Your Secretaries thus have it entirely in their power to relieve you, as well as themselves, of all trouble by speaking out frankly and resolutely against further changes. Every appearance of indecision would encourage further attacks.

I am sorry to find in the newspapers as well as in my correspondence, increasing complaint about violations of your removal order, accompanied with very disagreeable reflections on the good faith of the order, which are based upon the supposition that these violations are permitted to go on with impunity. There are probably many cases of groundless or exaggerated complaints; but some, I fear, are not at all groundless, and I believe there is nothing so much calculated to endanger popular confidence in the honesty of the merit system as such violations of orders if they actually do pass with impunity. I do not like to advise harsh measures. But it really does seem as if these violations of your orders could be stopped, and that the shaken confidence could be restored, only by making conspicuous examples of some of the offenders, according to the rule which demands their dismissal from office. Their disloyalty to you, with which they bring discredit upon your Administration, certainly deserves it.

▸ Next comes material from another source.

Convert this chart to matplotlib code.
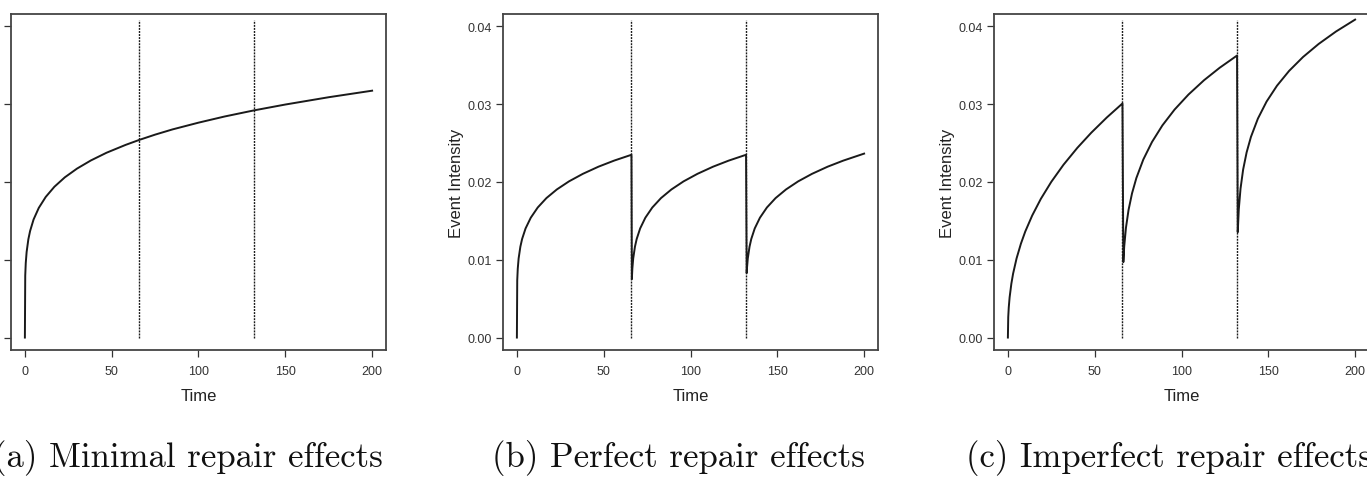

Will you permit me a remark upon a subject which belongs to another chapter? The Republican party in this city and State is dividing into two hostile camps. If things continue to go on as they do now, it will be doomed to certain defeat. The boss rule of Mr. Platt is the dividing element. That boss rule will cease as soon as it appears that Mr. Platt does no longer control any of the Federal patronage. As soon as it ceases, the party can unite again upon a new basis for a strong and hopeful fight. So long as Mr. Platt keeps the influence which the Federal patronage gives him, disturbance will continue and surely bring on disaster. I say this as one who is interested in the Republican party, seeing in it a bulwark against Bryanism.

Pardon this long letter. I need not assure you that the suggestions I make are those of a sincere friend who wishes for you all that is good.—Faithfully yours.